Among the provisions, the America COMPETES Act contains immigration reforms, including:
- Creation of a new visa category (the W visa) to admit nonimmigrant entrepreneurs and employees in a start-up entity with at least $250,000 in qualifying investment or at least $100,000 in qualifying government awards or grant. The bill also contains a subsequent pathway to permanent residence should the investment meet certain criteria.
- Excluding foreign nationals who have earned a doctoral degree in a STEM field from per country numerical limitation. This amendment significantly decreases the waiting time for certain foreign STEM Ph.D. graduates who is pursuing to become a permanent resident in the U.S.
The recently passed House bill touches on certain areas covered by the U.S. Senate-passed United States Competition and Innovation Act (USICA) while containing significant differences with its counterpart, which may be difficult to resolve through House-Senate negotiations.
USCIS Seeks Comments on Proposed New Forms I-129 For Various Nonimmigrant Visa Classifications
Following consideration of comments received during an earlier 60-day notice period and revisions to the proposed Forms I-129 for various nonimmigrant visa classifications, USCIS is now seeking additional comments over a 30-day period to end March 17, 2022.
Currently, the Form I-129 is 36 pages and covers various nonimmigrant visa classifications. Petitioners complete and submit only the pages relevant to the nonimmigrant visa classification they seek to obtain for their beneficiaries. For example, for H-1B petitions, petitioners will generally only complete and submit 13 of the 36 pages.
If the new forms are implemented, USCIS will separate the Form I-129 into four individual forms covering the E, H-3, TN, L, O, P, Q, and R nonimmigrant visa classifications.
USCIS Seeks Comments on Proposed Changes to Public Charge Ground of Inadmissibility
USCIS issued a notice of proposed rulemaking regarding the public charge ground of inadmissibility, providing “fair and humane treatment” of foreign nationals in contrast to the 2019 public charge rule that was ultimately vacated.

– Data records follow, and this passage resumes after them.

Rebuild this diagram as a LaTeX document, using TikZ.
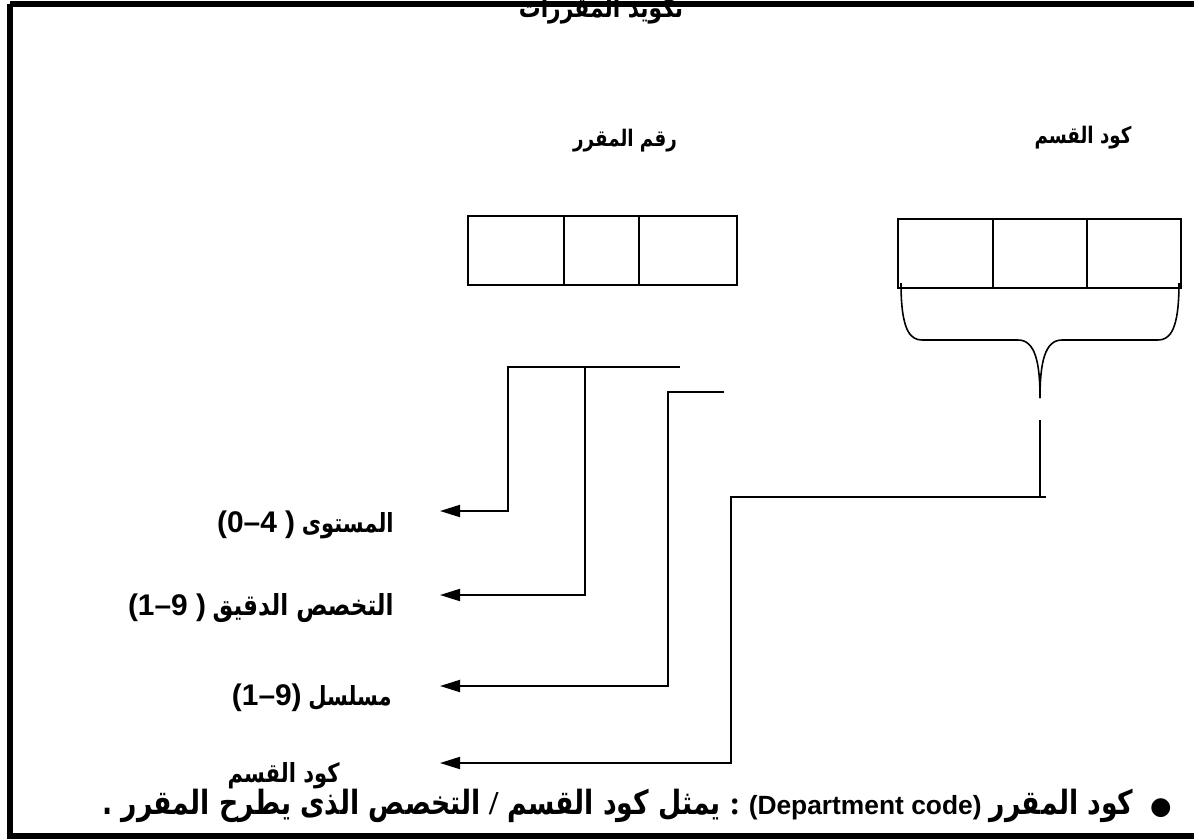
\documentclass[tikz,border=0pt]{standalone}
\usepackage{fontspec}
\setmainfont{Liberation Serif}
\newfontfamily\arabicfont[Script=Arabic,FakeStretch=0.8]{DejaVu Sans}
\newfontfamily\latinsans{Liberation Sans}
\newfontfamily\symfont{DejaVu Sans}
\TeXXeTstate=1
\usetikzlibrary{arrows.meta}
\newcommand\AR[1]{{\arabicfont\bfseries\beginR #1\endR}}
\newcommand\LS[1]{{\latinsans\bfseries #1}}
\begin{document}
\begin{tikzpicture}[x=0.02cm,y=-0.02cm,
  cell/.style={draw, line width=1.4pt, inner sep=0pt, outer sep=0pt, minimum height=1.38cm},
  conn/.style={line width=1.1pt},
  arr/.style={conn, -{Triangle[length=0.4cm,width=0.24cm]}},
  lbl/.style={anchor=east, inner sep=0pt, font=\fontsize{15}{18}\selectfont},
  head/.style={inner sep=0pt, font=\fontsize{13}{15}\selectfont},
  brace/.style={line width=0.9pt}
]
\useasboundingbox (0,0) rectangle (1194,839);
% frame
\draw[line width=3.4pt] (10,4) -- (1210,4) (10,4) -- (10,836) -- (1210,836);
% title
\node[inner sep=0pt, anchor=base, font=\fontsize{15.5}{18}\selectfont] (title) at (601,17) {\AR{تكويد المقررات}};
% headers
\node[head] (hnum) at (625,141) {\AR{رقم المقرر}};
\node[head] (hdep) at (1083,138) {\AR{كود القسم}};
% left cells
\node[cell, minimum width=1.92cm] (L1) at (516,250.5) {};
\node[cell, minimum width=1.50cm] (L2) at (601.5,250.5) {};
\node[cell, minimum width=1.96cm] (L3) at (688,250.5) {};
% right cells
\node[cell, minimum width=1.90cm] (R1) at (945.5,253.5) {};
\node[cell, minimum width=1.88cm] (R2) at (1040,253.5) {};
\node[cell, minimum width=1.88cm] (R3) at (1134,253.5) {};
% brace under right cells
\coordinate (bl) at (901,283);
\coordinate (br) at (1179,283);
\coordinate (btip) at (1040,398);
\draw[brace] (bl) .. controls (901,330) and (910,340) .. (922,340) -- (1018,340)
  .. controls (1035,340) and (1040,362) .. (btip);
\draw[brace] (br) .. controls (1179,330) and (1170,340) .. (1158,340) -- (1062,340)
  .. controls (1045,340) and (1040,362) .. (btip);
% labels
\node[lbl] (l1) at (394,525) {{\fontsize{17}{20}\selectfont\LS{(0–4 )}}\ \AR{المستوى}};
\node[lbl] (l2) at (394,608) {{\fontsize{17}{20}\selectfont\LS{(1–9 )}}\ {\fontsize{16.5}{19}\selectfont\AR{التخصص الدقيق}}};
\node[lbl] (l3) at (392,698) {{\fontsize{17}{20}\selectfont\LS{(1–9)}}\ \AR{مسلسل}};
\node[lbl] (l4) at (340,776) {\AR{كود القسم}};
% connector coordinates
\coordinate (s1) at (680,367);
\coordinate (j1) at (585,367);
\coordinate (s3) at (724,392);
\coordinate (s4) at (1040,420);
\coordinate (e4) at (1046,497);
\coordinate (t1) at (440,511);
\coordinate (t2) at (440,595);
\coordinate (t3) at (440,686);
\coordinate (t4) at (440,763);
% connectors
\draw[arr] (s1) -- (508,367) -- (508,511) -- (t1);
\draw[arr] (j1) -- (585,595) -- (t2);
\draw[arr] (s3) -- (668,392) -- (668,686) -- (t3);
\draw[conn] (s4) -- (1040,497);
\draw[arr] (e4) -- (731,497) -- (731,763) -- (t4);
% bottom note
\node[anchor=east, inner sep=0pt, font=\fontsize{19}{21}\selectfont] (note) at (1172,806)
  {\AR{التخصص الذى يطرح المقرر .}\ \textbf{/}\ \AR{يمثل كود القسم}\ \textbf{:}\ {\fontsize{15}{17}\selectfont\LS{(Department code)}}\ \AR{كود المقرر}\hspace{0.5em}{\symfont\fontsize{14}{16}\selectfont ●}};
\end{tikzpicture}
\end{document}
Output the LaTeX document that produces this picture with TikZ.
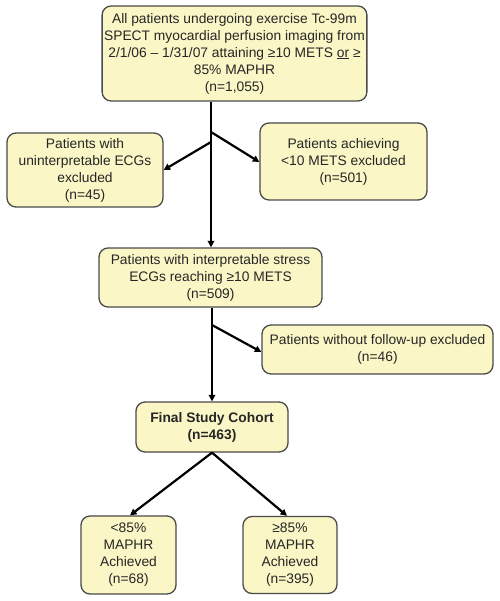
\documentclass[tikz,border=0pt]{standalone}
\usepackage{fontspec}
\setmainfont{Liberation Sans}
\usetikzlibrary{arrows.meta,calc}
\definecolor{boxfill}{HTML}{FAF6C6}
\definecolor{boxline}{HTML}{4A4A4A}
\tikzset{
  fbox/.style={draw=boxline, line width=1.3pt, fill=boxfill, rounded corners=9pt,
    align=center, inner sep=2pt, font=\fontsize{13.8}{17}\selectfont, text=black!85},
  conn/.style={line width=2.2pt, draw=black},
  arr/.style={conn, -{Triangle[length=6.5pt,width=6.5pt]}}
}
\begin{document}
\begin{tikzpicture}[x=1pt,y=-1pt]
\useasboundingbox (0,0) rectangle (499,601);
\node[fbox, minimum width=251pt, minimum height=95pt] (top) at (234.5,53.5)
  {All patients undergoing exercise Tc-99m\\SPECT myocardial perfusion imaging from\\2/1/06 -- 1/31/07 attaining ≥10 METS \underline{or} ≥\\85\% MAPHR\\(n=1,055)};
\node[fbox, minimum width=156pt, minimum height=74pt] (left) at (85,170)
  {Patients with\\uninterpretable ECGs\\excluded\\(n=45)};
\node[fbox, minimum width=167pt, minimum height=77pt] (right) at (343.5,161.5)
  {Patients achieving\\<10 METS excluded\\(n=501)};
\node[fbox, minimum width=223pt, minimum height=59pt] (mid) at (210.5,277.5)
  {Patients with interpretable stress\\ECGs reaching ≥10 METS\\(n=509)};
\node[fbox, minimum width=231pt, minimum height=49pt] (follow) at (377.5,349.5)
  {Patients without follow-up excluded\\(n=46)};
\node[fbox, minimum width=152pt, minimum height=50pt, font=\fontsize{13.8}{17}\selectfont\bfseries] (final) at (212,427)
  {Final Study Cohort\\(n=463)};
\node[fbox, minimum width=95pt, minimum height=78pt] (bl) at (128.5,555)
  {<85\%\\MAPHR\\Achieved\\(n=68)};
\node[fbox, minimum width=94pt, minimum height=77pt] (br) at (290,555)
  {≥85\%\\MAPHR\\Achieved\\(n=395)};
\coordinate (ja) at (211,142);
\coordinate (jb) at (211,132);
\coordinate (jc) at (212,325);
\draw[arr] (top.south -| ja) -- (mid.north -| ja);
\draw[arr] (ja) -- (left.east);
\draw[arr] (jb) -- ($(right.west)+(0,0.5)$);
\draw[arr] (mid.south -| jc) -- (final.north -| jc);
\draw[arr] (jc) -- ($(follow.west)+(0,2.5)$);
\draw[arr] (final.south) -- ($(bl.north)+(1.5,0)$);
\draw[arr] (final.south) -- ($(br.north)+(-3,0)$);
\end{tikzpicture}
\end{document}
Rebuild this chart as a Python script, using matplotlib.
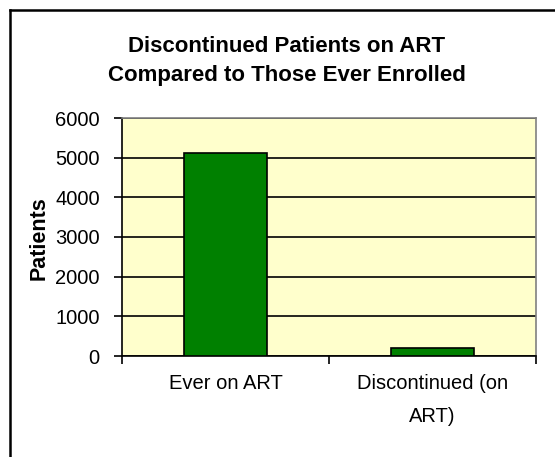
import numpy as np
import matplotlib.pyplot as plt
from matplotlib.lines import Line2D

categorias = ["Ever on ART", "Discontinued (on\nART)"]
pacientes = [5130, 200]
yticks = [0, 1000, 2000, 3000, 4000, 5000, 6000]

plt.rcParams['font.family'] = ['Liberation Sans', 'DejaVu Sans']

fig = plt.figure(figsize=(5.55, 4.57), dpi=100)
ax = fig.add_axes([122/555, 1-356/457, (536-122)/555, (356-118)/457])
ax.set_facecolor('#FFFFCC')

x = np.arange(len(categorias))
ax.bar(x, pacientes, width=0.4, color='#008000', edgecolor='black', linewidth=1.2, zorder=3)

ax.set_xlim(-0.5, len(categorias)-0.5)
ax.set_ylim(0, 6000)
ax.set_yticks(yticks)
ax.set_yticklabels([str(v) for v in yticks], fontsize=14.5)
ax.yaxis.grid(True, color='black', linewidth=1.2, zorder=1)
ax.set_axisbelow(True)

# etiquetas de categoria centradas, ticks en los limites
ax.set_xticks(np.arange(-0.5, len(categorias), 1.0))
ax.set_xticklabels([])
ax.set_xticks(x, minor=True)
ax.set_xticklabels(categorias, minor=True, fontsize=14.5, linespacing=1.9)
ax.tick_params(axis='x', which='minor', length=0, pad=13)
ax.tick_params(axis='x', which='major', length=6, width=1.2, direction='out')
ax.tick_params(axis='y', length=6, width=1.2, direction='out', pad=10)

for s in ['top', 'right']:
    ax.spines[s].set_color('#808080')
    ax.spines[s].set_linewidth(1.2)
for s in ['left', 'bottom']:
    ax.spines[s].set_color('black')
    ax.spines[s].set_linewidth(1.2)

ax.set_ylabel('Patients', fontsize=15.5, fontweight='bold', va='center')
ax.yaxis.set_label_coords(39/555, 1-238/457, transform=fig.transFigure)

fig.text(287/555, 1-61/457, 'Discontinued Patients on ART\nCompared to Those Ever Enrolled',
         ha='center', va='center', fontsize=16, fontweight='bold', linespacing=1.55)

# marco exterior del grafico
fig.add_artist(Line2D([10/555, 10/555], [0, 1-10/457], color='black', linewidth=1.8))
fig.add_artist(Line2D([10/555, 1], [1-10/457, 1-10/457], color='black', linewidth=1.8))

fig.savefig('out.png', dpi=100)
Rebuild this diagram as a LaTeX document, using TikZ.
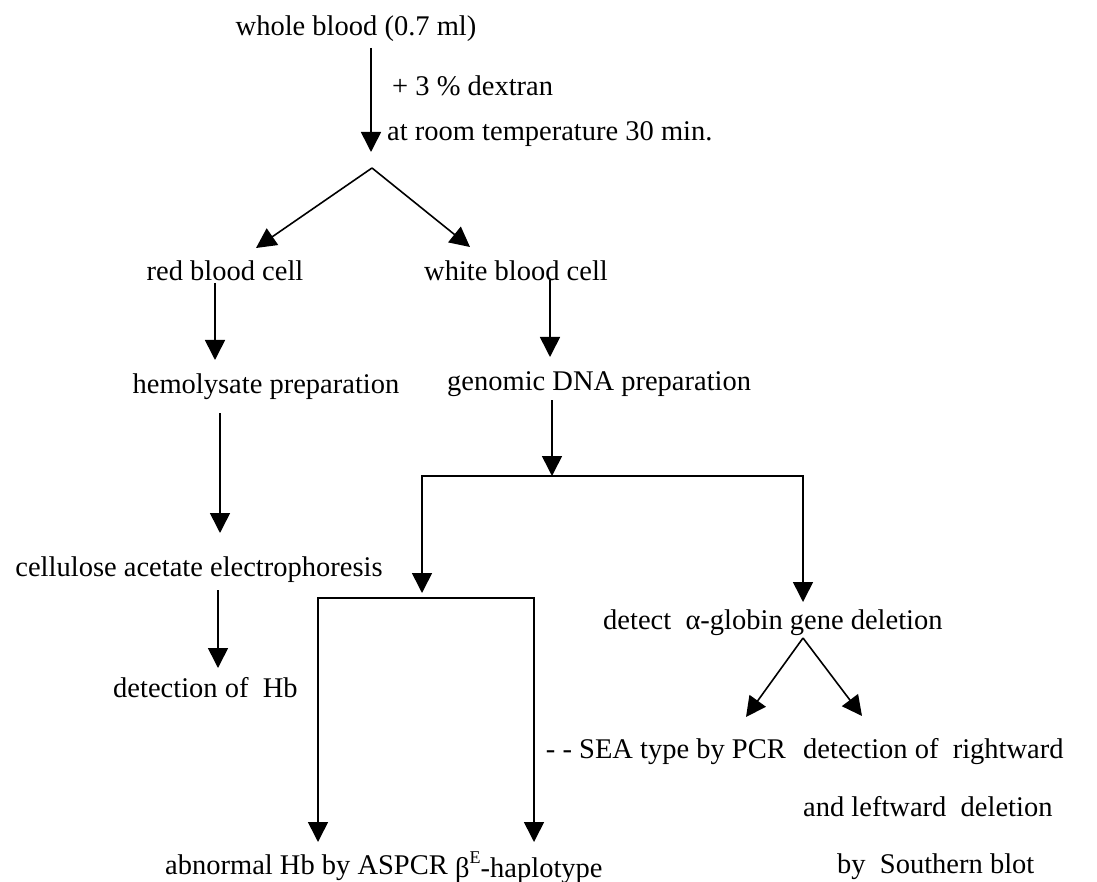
\documentclass[tikz,border=0pt]{standalone}
\usepackage{fontspec}
\setmainfont{Liberation Serif}
\usetikzlibrary{arrows.meta}
\begin{document}
\begin{tikzpicture}[x=1pt,y=-1pt,
  lbl/.style={inner sep=0pt, font=\fontsize{28.5}{34}\selectfont},
  arr/.style={line width=1.6pt, -{Triangle[length=20pt,width=20pt]}},
  ln/.style={line width=1.6pt, line join=miter}]
\useasboundingbox (0,0) rectangle (1097,882);
% texts
\node[lbl] (wb) at (356,29) {whole blood (0.7 ml)};
\node[lbl, anchor=west] (dex) at (392,86) {+ 3 \% dextran};
\node[lbl, anchor=west] (rt) at (387,134) {at room temperature 30 min.};
\node[lbl] (rbc) at (225,271) {red blood cell};
\node[lbl, anchor=west] (wbc) at (424,271) {white blood cell};
\node[lbl] (hem) at (266,387) {hemolysate preparation};
\node[lbl, anchor=west] (gen) at (447,384) {genomic DNA preparation};
\node[lbl] (cel) at (199,570) {cellulose acetate electrophoresis};
\node[lbl, anchor=west] (dhb) at (113,688) {detection of\ \ Hb};
\node[lbl, anchor=west] (det) at (603,623) {detect\ \ α-globin gene deletion};
\node[lbl, anchor=east] (sea) at (786,752) {- - SEA type by PCR};
\node[lbl, anchor=west] (dr) at (803,752) {detection of\ \ rightward};
\node[lbl, anchor=west] (lw) at (803,807) {and leftward\ \ deletion};
\node[lbl, anchor=west] (sb) at (837,867) {by\ \ Southern blot};
\node[lbl, anchor=west] (ab) at (165,868) {abnormal Hb by ASPCR};
\node[lbl, anchor=west] (be) at (455,868) {β\raisebox{0.5em}{\fontsize{18}{18}\selectfont E}-haplotype};
% junction coordinates
\coordinate (w0) at (371,48);
\coordinate (w1) at (371,152);
\coordinate (ap1) at (372,168);
\coordinate (rt1) at (256,248);
\coordinate (wt1) at (470,247);
\coordinate (r0) at (215,283);
\coordinate (r1) at (215,360);
\coordinate (c0) at (550,280);
\coordinate (c1) at (550,357);
\coordinate (h0) at (220,413);
\coordinate (h1) at (220,533);
\coordinate (e0) at (218,590);
\coordinate (e1) at (218,668);
\coordinate (g0) at (552,400);
\coordinate (g1) at (552,476);
\coordinate (uL) at (422,476);
\coordinate (uR) at (803,476);
\coordinate (uLt) at (422,593);
\coordinate (uRt) at (803,602);
\coordinate (lL) at (318,598);
\coordinate (lR) at (534,598);
\coordinate (lLt) at (318,842);
\coordinate (lRt) at (534,842);
\coordinate (ap2) at (803,638);
\coordinate (st) at (746,717);
\coordinate (dt) at (862,716);
% connectors
\draw[arr] (w0) -- (w1);
\draw[arr] (ap1) -- (rt1);
\draw[arr] (ap1) -- (wt1);
\draw[arr] (r0) -- (r1);
\draw[arr] (c0) -- (c1);
\draw[arr] (h0) -- (h1);
\draw[arr] (e0) -- (e1);
\draw[arr] (g0) -- (g1);
\draw[arr] (uR) -- (uL) -- (uLt);
\draw[arr] (uL) -- (uR) -- (uRt);
\draw[arr] (lR) -- (lL) -- (lLt);
\draw[arr] (lL) -- (lR) -- (lRt);
\draw[arr] (ap2) -- (st);
\draw[arr] (ap2) -- (dt);
\end{tikzpicture}
\end{document}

Per the Immigration and Nationality Act (INA), non-exempt foreign nationals seeking adjustment of status or a visa are inadmissible if they are “likely at any time to become a public charge.” Under the proposed rule, this phrase would be defined as “likely at any time to become primarily dependent on the government for subsistence, as demonstrated by either the receipt of public cash assistance for income maintenance or long-term institutionalization at government expense.” The following would not be considered: noncash benefits (e.g., SNAP), Stafford Act disaster assistance, pandemic assistance, benefits received via a tax credit or deduction; or Social Security, government pensions, or other earned benefits.
The public may submit comments on or before April 25, 2022.